Cette distinction permet ainsi de clarifier les deux grandes formes de textes :
* les textes présentant des embrayeurs, qui ont été longtemps appelés « discours », que les linguistes proposent d’appeler maintenant « textes de forme embrayée », ou « plan d’énonciation embrayée » (pour éviter l’ambiguïté du mot discours), et que, pour les élèves, nous avons appelé « dialogue »

* les textes dépourvus d’embrayeurs, qui étaient nommés « récit », et que les linguistes préfèrent appeler maintenant, pour les mêmes raisons que plus haut, «textes de forme non embrayée » ou « plan d’énonciation non embrayée », et que, pour les élèves, nous avons décidé de nommer encore avec le terme, plus clair pour eux, de « récit »

D’où le choix de bien séparer dans le tableau, les formes verbales apparaissant dans chacune de ces formes de textes.

2) Des raisons pédagogiques :
Le terme de « conjugaison », sanctionné par l’usage, et que nous reprenons ici, mais avec un sens nettement différent, est, on le sait aujourd’hui, un terme bien mal choisi, dont le sens rigoureux n'a que peu de rapport avec les objectifs pédagogiques de l'activité. Etymologiquement, en effet, conjuguer signifie réciter dans l'ordre les formes réunies en paradigmes.

En matière de verbes (ou de tout autre phénomène langagier) l'objectif n'est pas de savoir les réciter dans un ordre quelconque, mais bien de savoir les utiliser à bon escient dans les situations de communication orales ou écrites.

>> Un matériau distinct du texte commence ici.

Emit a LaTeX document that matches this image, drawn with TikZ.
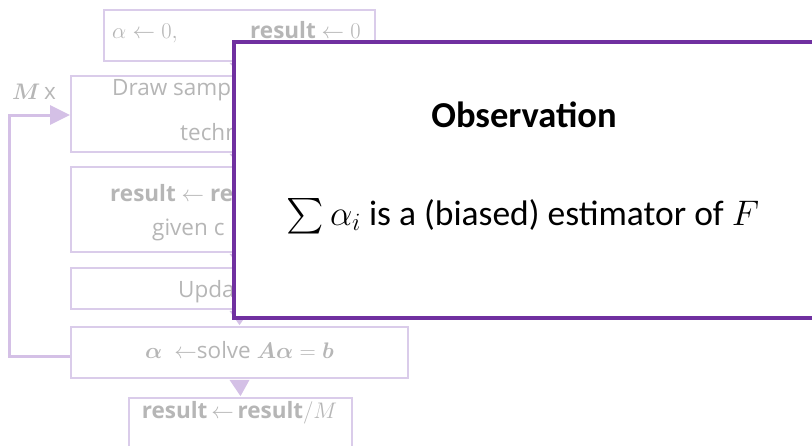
\RequirePackage{fix-cm}
\documentclass[tikz,border=0pt]{standalone}
\usepackage{amsmath,amssymb}
\usepackage{fontspec}
\newfontfamily\calib{Carlito}
\newfontfamily\segoe{Open Sans}
\usetikzlibrary{arrows.meta}
\definecolor{faint}{RGB}{218,204,234}
\definecolor{fainttext}{RGB}{182,182,182}
\definecolor{arrowfill}{RGB}{212,192,230}
\definecolor{obspurple}{RGB}{112,48,160}
\tikzset{
  fbox/.style={draw=faint, line width=1.8pt, fill=white, inner sep=0pt},
  ftext/.style={text=fainttext, font=\segoe\fontsize{22.5}{26}\selectfont, inner sep=0pt},
  farrow/.style={fill=arrowfill, draw=none},
  loopline/.style={draw=arrowfill, line width=3pt, -{Triangle[length=20pt,width=19pt]}},
  obsbox/.style={draw=obspurple, line width=4.5pt, fill=white, inner sep=0pt},
}
\begin{document}
\begin{tikzpicture}[x=1pt,y=-1pt]
\useasboundingbox (0,0) rectangle (812,445);
\clip (0,0) rectangle (812,445);
% boxes
\node[fbox, minimum width=271, minimum height=51] (b1) at (239.5,35.5) {};
\node[fbox, minimum width=337, minimum height=76] (b2) at (239.5,114) {};
\node[fbox, minimum width=337, minimum height=85] (b3) at (239.5,209.5) {};
\node[fbox, minimum width=337, minimum height=41] (b4) at (239.5,288.5) {};
\node[fbox, minimum width=337, minimum height=51] (b5) at (239.5,352.5) {};
\node[fbox, minimum width=223, minimum height=62] (b6) at (240.5,429) {};
% down arrows
\foreach \a/\b in {b1/b2,b2/b3,b3/b4,b4/b5,b5/b6}{
  \fill[farrow] ([xshift=-10pt,yshift=-1pt]\a.south) -- ([xshift=10pt,yshift=-1pt]\a.south) -- ([yshift=1pt]\b.north) -- cycle;
}
% loop
\draw[loopline] ([yshift=-4pt]b5.west) -- ++(-61,0) |- ([yshift=-1pt]b2.west);
\node[ftext, anchor=base] (mx) at (34,99) {$\boldsymbol{M}$\,x};
% texts
\node[ftext, anchor=base west] (t1a) at (112,38) {$\alpha \leftarrow 0,$};
\node[ftext, anchor=base west] (t1b) at (250,38) {\textbf{result} $\leftarrow 0$};
\node[ftext, anchor=base west] (t2a) at (112,95) {Draw samp};
\node[ftext, anchor=base west] (t2b) at (180,140) {techn};
\node[ftext, anchor=base west] (t3a) at (110,201) {\textbf{result} $\leftarrow$ \textbf{re}};
\node[ftext, anchor=base west] (t3b) at (152,235) {given c};
\node[ftext, anchor=base west] (t4) at (178,297) {Upda};
\node[ftext, anchor=base] (t5) at (239.5,358) {$\boldsymbol{\alpha}\ \leftarrow$solve $\boldsymbol{A\alpha} = \boldsymbol{b}$};
\node[ftext, anchor=base] (t6) at (239.5,418) {\textbf{result}$\,\leftarrow\,$\textbf{result}$/M$};
% overlay
\node[obsbox, minimum width=581, minimum height=276] (obs) at (524.5,180) {};
\node[anchor=base, inner sep=0pt, font=\calib\bfseries\fontsize{36.5}{40}\selectfont] (title) at (524,127) {Observation};
\node[anchor=base, inner sep=0pt, font=\calib\fontsize{35.5}{40}\selectfont] (body) at (523,225) {$\sum \alpha_i$ is a (biased) estimator of $F$};
\end{tikzpicture}
\end{document}
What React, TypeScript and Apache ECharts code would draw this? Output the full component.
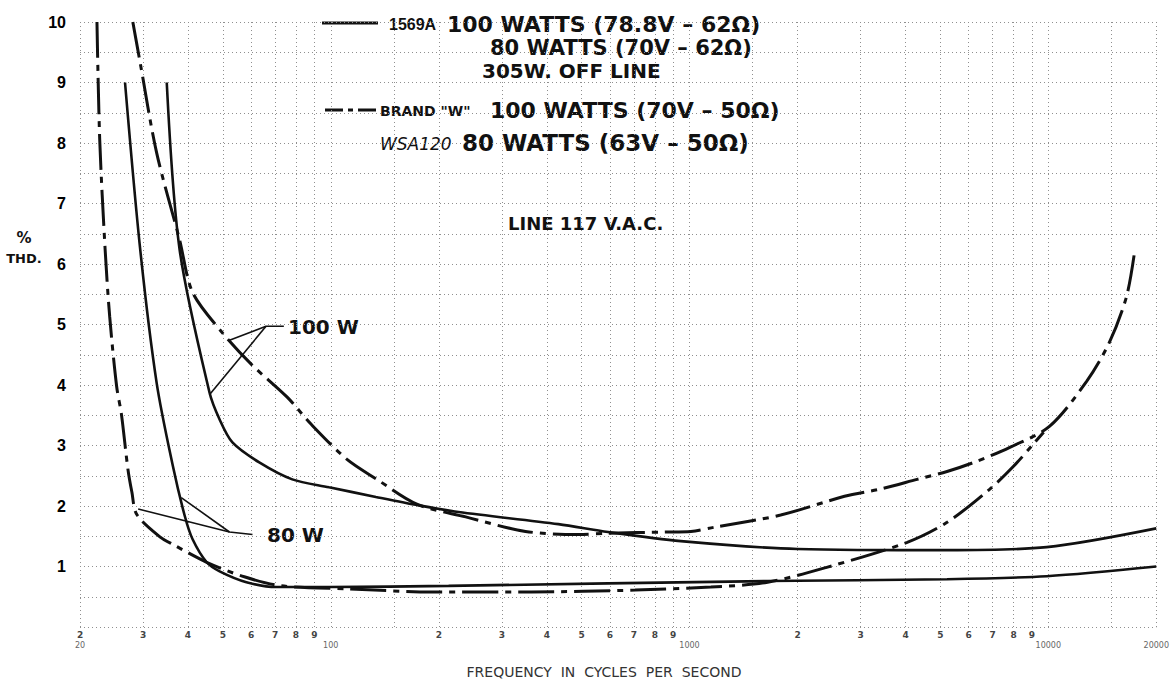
import React, { useEffect, useRef } from 'react';
import * as echarts from 'echarts';

// ---- Data (frequency in Hz, % THD) ----
const freq1569A100 = [34.9, 37.9, 45.9, 49.0, 53.2, 63.2, 78.1, 98.9, 133.6, 175.9, 227, 431, 593, 946, 2000, 5222, 9897, 20000];
const thd1569A100 = [9.0, 6.24, 3.88, 3.43, 3.05, 2.72, 2.44, 2.31, 2.15, 2.01, 1.9, 1.7, 1.57, 1.42, 1.29, 1.27, 1.32, 1.63];

const freq1569A80 = [26.7, 29.4, 32.7, 36.3, 39.2, 41.2, 45.1, 49.0, 58.2, 70.5, 98.9, 213, 1651, 5222, 9897, 20000];
const thd1569A80 = [9.0, 6.27, 4.04, 2.66, 1.83, 1.45, 1.07, 0.92, 0.74, 0.66, 0.66, 0.68, 0.76, 0.79, 0.84, 1.0];

const freqBrandW100 = [28.07, 29.4, 32.7, 37.9, 41.2, 49.6, 60.1, 75.6, 88.2, 111, 134.5, 173.8, 237.7, 349, 490, 593, 855, 1009, 1176, 1795, 2704, 3403, 4309, 5222, 6325, 7813, 10094, 12790, 14790, 16520, 17390];
const thdBrandW100 = [10.0, 9.34, 7.84, 6.4, 5.53, 4.88, 4.34, 3.8, 3.35, 2.77, 2.44, 2.03, 1.82, 1.58, 1.53, 1.55, 1.57, 1.58, 1.65, 1.85, 2.16, 2.28, 2.44, 2.57, 2.74, 2.97, 3.32, 4.06, 4.7, 5.46, 6.19];

const freqBrandW80 = [22.3, 22.7, 23.5, 24.2, 25.3, 26.1, 27.2, 27.9, 28.8, 33.4, 36.7, 45.1, 57.4, 72.8, 112.5, 191, 362, 705, 1147, 1651, 2425, 4044, 5222, 6873, 8014, 9166, 9707];
const thdBrandW80 = [10.0, 8.05, 6.24, 5.13, 3.98, 3.51, 2.61, 2.23, 1.86, 1.49, 1.35, 1.07, 0.83, 0.68, 0.63, 0.58, 0.58, 0.61, 0.66, 0.74, 0.99, 1.4, 1.73, 2.28, 2.66, 3.05, 3.22];

// annotation leader lines (data coordinates)
const lead100A = [[74, 4.97], [66, 4.97], [52.2, 4.74]];
const lead100B = [[66, 4.97], [45.9, 3.84]];
const lead80A = [[60.5, 1.53], [52.2, 1.57], [29.05, 1.95]];
const lead80B = [[52.2, 1.57], [38.3, 2.14]];

// axis ticks
const freqGrid = [20, 30, 40, 50, 60, 70, 80, 90, 100, 150, 200, 300, 400, 500, 600, 700, 800, 900, 1000, 1500, 2000, 3000, 4000, 5000, 6000, 7000, 8000, 9000, 10000, 15000, 20000];
const freqLabels = [20, 30, 40, 50, 60, 70, 80, 90, 100, 200, 300, 400, 500, 600, 700, 800, 900, 1000, 2000, 3000, 4000, 5000, 6000, 7000, 8000, 9000, 10000, 20000];
const decadeLabels = [100, 1000, 10000, 20000];
const thdLabels = [1, 2, 3, 4, 5, 6, 7, 8, 9, 10];

const zip = (xs: number[], ys: number[]) => xs.map((x, i) => [x, ys[i]]);

const INK = '#111';

export default function App() {
  const ref = useRef<HTMLDivElement>(null);
  useEffect(() => {
    if (!ref.current) return;
    const chart = echarts.init(ref.current, null, { renderer: 'svg' });
    const lg = (v: number) => Math.log10(v);
    const boldFont = (s: number) => `bold ${s}px "DejaVu Sans"`;
    const solid = { color: INK, width: 2.6, type: 'solid' as const };
    const dashDot = { color: INK, width: 3, type: [36, 7, 6, 7] as any };
    const lineSeries = (name: string, data: number[][], lineStyle: any, smooth: any = 0.3) => ({
      name,
      type: 'line',
      xAxisIndex: 0,
      data,
      smooth,
      symbol: 'none',
      lineStyle,
      silent: true,
    });
    const option: any = {
      animation: false,
      backgroundColor: '#fff',
      grid: { left: 80, right: 12, top: 22, bottom: 57 },
      xAxis: [
        { type: 'log', logBase: 10, min: 20, max: 20000, position: 'bottom', show: false },
        {
          type: 'value',
          min: lg(20),
          max: lg(20000),
          position: 'bottom',
          axisLine: { show: false },
          axisTick: { show: false, customValues: freqGrid.map(lg) },
          splitLine: { show: true, lineStyle: { color: '#8f8f8f', width: 1, type: [1, 3] } },
          axisLabel: {
            customValues: freqLabels.map(lg),
            margin: 2,
            formatter: (v: number) => {
              const f = Math.round(Math.pow(10, v));
              if (f === 20) return '{d|2}\n{n|20}';
              if (decadeLabels.indexOf(f) >= 0) return '{d| }\n{n|' + f + '}';
              return '{d|' + String(f)[0] + '}';
            },
            rich: {
              d: { fontSize: 9, lineHeight: 11, color: '#444', fontFamily: 'DejaVu Sans', fontWeight: 'bold' },
              n: { fontSize: 8, lineHeight: 11, color: '#666', fontFamily: 'DejaVu Sans' },
            },
          },
        },
      ],
      yAxis: {
        type: 'value',
        min: 0,
        max: 10,
        interval: 0.5,
        axisLine: { show: false },
        axisTick: { show: false },
        splitLine: { show: true, lineStyle: { color: '#8f8f8f', width: 1, type: [1, 3] } },
        axisLabel: {
          margin: 14,
          color: '#000',
          fontSize: 16,
          fontWeight: 'bold',
          fontFamily: 'Liberation Sans',
          formatter: (v: number) => (thdLabels.indexOf(v) >= 0 ? String(v) : ''),
        },
      },
      series: [
        lineSeries('1569A 100 W', zip(freq1569A100, thd1569A100), solid),
        lineSeries('1569A 80 W', zip(freq1569A80, thd1569A80), solid),
        lineSeries('Brand W 100 W', zip(freqBrandW100, thdBrandW100), dashDot),
        lineSeries('Brand W 80 W', zip(freqBrandW80, thdBrandW80), dashDot),
        lineSeries('lead100a', lead100A, { color: INK, width: 1.6 }, false),
        lineSeries('lead100b', lead100B, { color: INK, width: 1.6 }, false),
        lineSeries('lead80a', lead80A, { color: INK, width: 1.6 }, false),
        lineSeries('lead80b', lead80B, { color: INK, width: 1.6 }, false),
      ],
      graphic: [
        { type: 'line', shape: { x1: 322, y1: 23, x2: 378, y2: 23 }, style: { stroke: INK, lineWidth: 3 } },
        { type: 'text', style: { text: '1569A', x: 389, y: 24, font: 'bold 16px "Liberation Sans"', fill: INK, textVerticalAlign: 'middle' } },
        { type: 'text', style: { text: '100 WATTS (78.8V – 62Ω)', x: 447, y: 24, font: boldFont(22), fill: INK, textVerticalAlign: 'middle' } },
        { type: 'text', style: { text: '80 WATTS (70V – 62Ω)', x: 490, y: 48, font: boldFont(21), fill: INK, textVerticalAlign: 'middle' } },
        { type: 'text', style: { text: '305W. OFF LINE', x: 482, y: 71, font: boldFont(20), fill: INK, textVerticalAlign: 'middle' } },
        { type: 'line', shape: { x1: 325, y1: 110, x2: 377, y2: 110 }, style: { stroke: INK, lineWidth: 3, lineDash: [18, 5, 5, 5] } },
        { type: 'text', style: { text: 'BRAND "W"', x: 380, y: 111, font: boldFont(14), fill: INK, textVerticalAlign: 'middle' } },
        { type: 'text', style: { text: '100 WATTS (70V – 50Ω)', x: 490, y: 110, font: boldFont(22), fill: INK, textVerticalAlign: 'middle' } },
        { type: 'text', style: { text: 'WSA120', x: 380, y: 144, font: 'italic 17px "DejaVu Sans"', fill: INK, textVerticalAlign: 'middle' } },
        { type: 'text', style: { text: '80 WATTS (63V – 50Ω)', x: 462, y: 143, font: boldFont(23), fill: INK, textVerticalAlign: 'middle' } },
        { type: 'text', style: { text: 'LINE 117 V.A.C.', x: 508, y: 223, font: boldFont(18), fill: INK, textVerticalAlign: 'middle' } },
        { type: 'text', style: { text: '100 W', x: 288, y: 327, font: boldFont(20), fill: INK, textVerticalAlign: 'middle' } },
        { type: 'text', style: { text: '80 W', x: 267, y: 535, font: boldFont(20), fill: INK, textVerticalAlign: 'middle' } },
        { type: 'text', style: { text: '%', x: 24, y: 238, font: 'bold 15px "DejaVu Sans"', fill: INK, textAlign: 'center', textVerticalAlign: 'middle' } },
        { type: 'text', style: { text: 'THD.', x: 24, y: 258, font: 'bold 13px "DejaVu Sans"', fill: INK, textAlign: 'center', textVerticalAlign: 'middle' } },
        { type: 'text', style: { text: 'FREQUENCY  IN  CYCLES  PER  SECOND', x: 604, y: 672, font: '14px "DejaVu Sans"', fill: '#333', textAlign: 'center', textVerticalAlign: 'middle' } },
      ],
    };
    chart.setOption(option);
    return () => chart.dispose();
  }, []);
  return <div ref={ref} style={{ width: 1172, height: 684, position: 'absolute', left: 0, top: 0 }} />;
}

Il faut donc que la présentation soit fonctionnelle, en prise directe avec l'utilisation. Comme les élèves vont avoir besoin de trouver les formes verbales, non dans des paradigmes, mais isolément, il semble bien préférable de les présenter plutôt sous forme de « tables de vérité », la présentation sous forme de tableaux à double entrée facilite la recherche : ceux-ci permettent de trouver la forme cherchée (en lecture ou en production) en croisant les deux données essentielles pour cela : la personne, correspondant à la forme de texte considérée, et le couple « temps/mode » auquel la forme appartient.